Montenegrin Prime Minister Milo Djukanovic.jpg
Montenegrin Prime Minister Milo Djukanovic
Photograph: HINA / Rade PRELIĆ / TANJUG / mm

Montenegrin Prime Minister Milo Djukanovic and his Democratic Party of Socialists (DPS) were on their way to extend their 25-year reign after winning the most votes in Sunday's tense election, projections indicated.

According to calculations by the Centre for Monitoring and Research (CEMI), based on a statistical sample, the DPS won 41 per cent of the votes (36 of the 81 seats in parliament).

If the projections hold, the DPS can build a slim majority in an alliance with the Social Democrats of Montenegro, who collected 3.2 per cent (two seats), as well as with representatives of ethnic minorities.

"With our traditional allies, we will control 43 seats in the parliament," DPS spokesman Predrag Sekulic told reporters in Podgorica.

The opposition Democratic Front received 20 (18), the Kljuc (Key) 10.8 (nine), Democrats of Montenegro 9.8 (eight) and Social Democratic Party 5 (four) per cent of the votes.

The turnout among the 530,000 registered voters was 73.2 per cent.

Election day was marred by nervousness within the Montengrin society, which is deeply polarized over crucial issues.

Tensions were further fuelled by a police statement that 20 Serbian nationals were arrested on suspicion of planning terrorist attacks to destabilize Montenegro.

"These persons are suspected ... of acts to create a criminal enterprise and terrorism," national police director Slavko Stojanovic said.

The 20 individuals were suspected of planning to "execute attacks on institutions of the systems, police and representatives of state bodies, not excluding high state officials," he said.

However the opposition responded by accusing Djukanovic's authorities of fearmongering with these arrests. They also spoke of dozens of incidents in which electoral rules were violated.

Interior Minister Goran Danilovic, as well as several opposition leaders urged the people to stay away from the streets and reduce the danger of violent incidents.

The elections are unlikely to heal the many divides among Montenegrins.

A key debate is centred on NATO membership, which Montenegro was invited to join 10 months ago.

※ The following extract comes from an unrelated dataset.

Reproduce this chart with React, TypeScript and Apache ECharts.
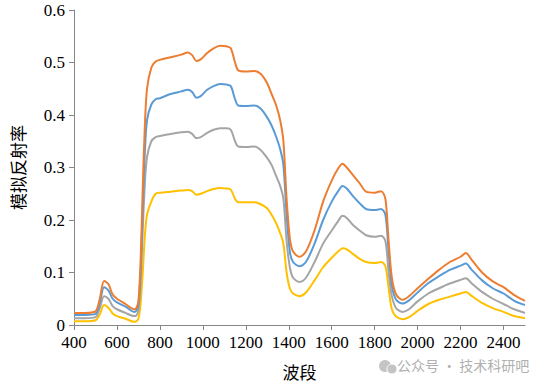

The country is caught up in argument about allegiances between the county's Orthodox "mother," Russia, and its "sister," Serbia, and whether they should have their own church or remain under the Serbian patriarch, as well as which language they speak: Serbian or Montenegrin.

The elections were, however, a referendum on Djukanovic, whom the opposition accuses of corruption and tailoring the state to the benefit of his own interests and the interest of his cronies.

Djukanovic dismisses the accusations, warning Montenegrins that the opposition camp, which includes pro-Russian parties, wants to reverse the country's progress toward NATO and EU membership.